Crime Library: Criminal Minds and Methods

Helen Brach: Gone But Not Forgotten

Earth-Shattering Revelations?

Heken Brach, victim

In early March 2005, Chicago was still shaking off the chill from the winter when things suddenly began to heat up again in the story of Helen Brach. Depending on whom you talked to, it was either been-there-done-that or earth-shattering revelations that would spring Richard Bailey from jail and finally provide an answer to what happened to the candy heiress.

On behalf of Bailey, who is now almost a decade into a 30-year term for his role in the swindle that most people believe cost Brach her life, attorney Kathleen Zellner filed a long brief with the Seventh Circuit of Appeals arguing for a new sentencing hearing for the con man.

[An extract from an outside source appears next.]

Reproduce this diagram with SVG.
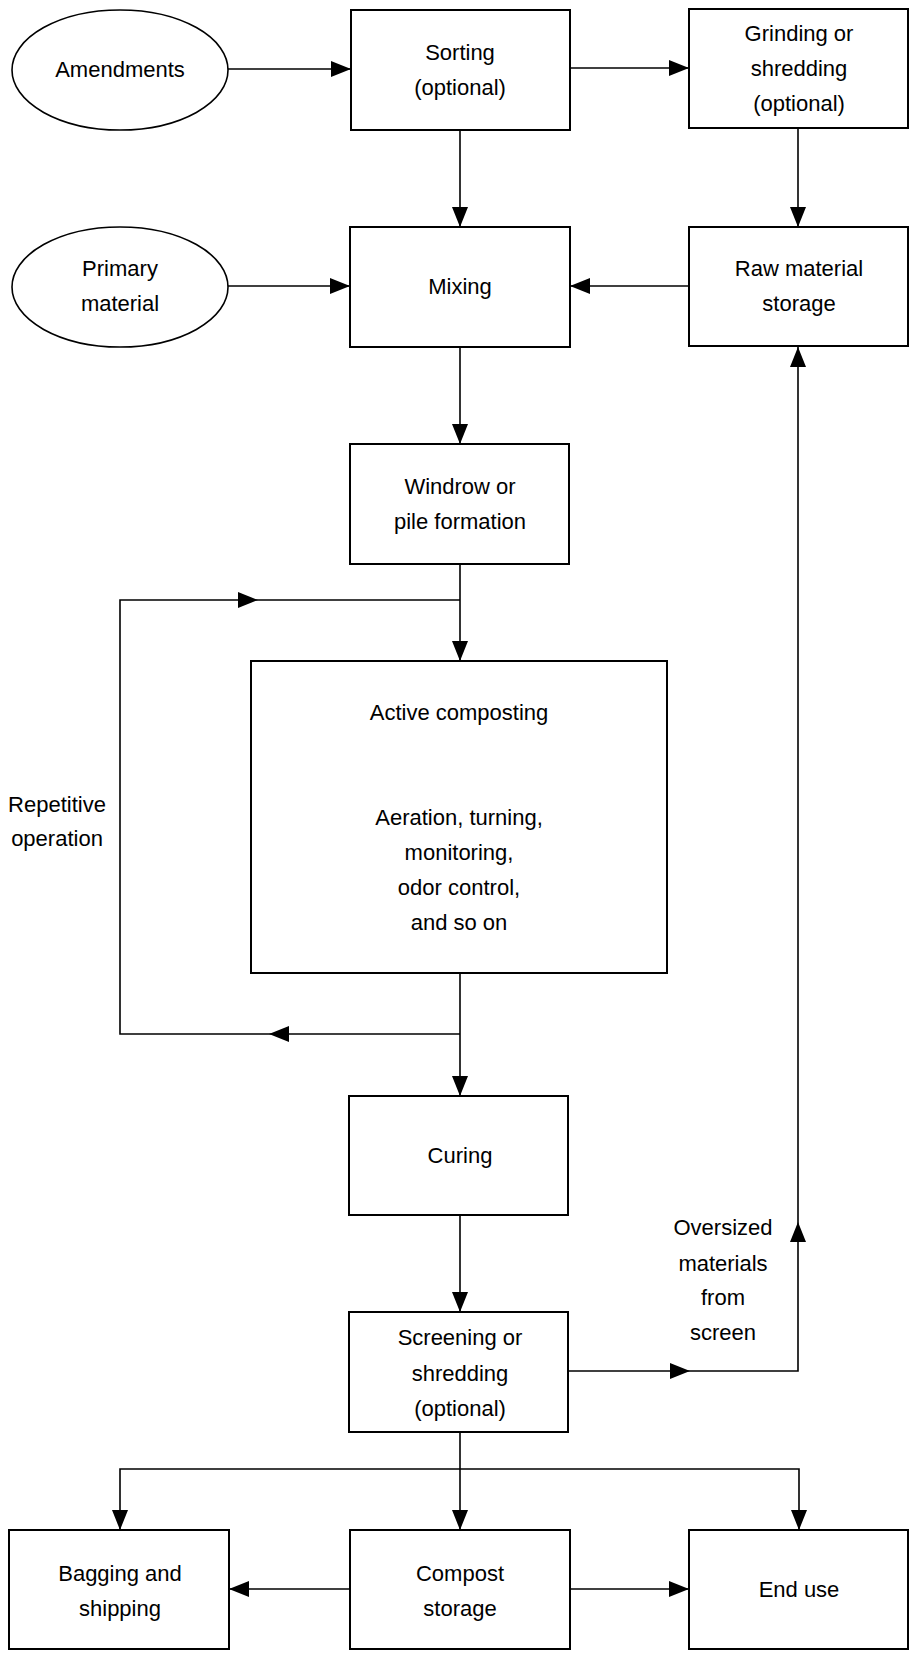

Zellner asked the appellate court to order federal Judge Milton Shadur to resentence Bailey in light of the fact that someone else had killed Helen. Shadur's 30-year term was predicated on his finding that "on the record before this Court it is more probable than not that Bailey did commit the offenses of conspiring to murder and soliciting the murder of Helen Brach, as charged in Racketeering Act Four in Count Two of the indictment."

Attorney Kathleen Zellner
Attorney Kathleen Zellner

If the unnamed informant who had apparently confessed his involvement to the federal Bureau of Alcohol, Tobacco and Firearms was to be believed, then Bailey actually had nothing to do with Brach's murder, and therefore did not deserve the sentence Shadur gave him.

Under the federal rules of criminal procedure, the appeals court had 30 days to decide whether to grant Bailey's motion for a new sentencing hearing.

The filing reignited interest in the dormant case, which is still unsolved.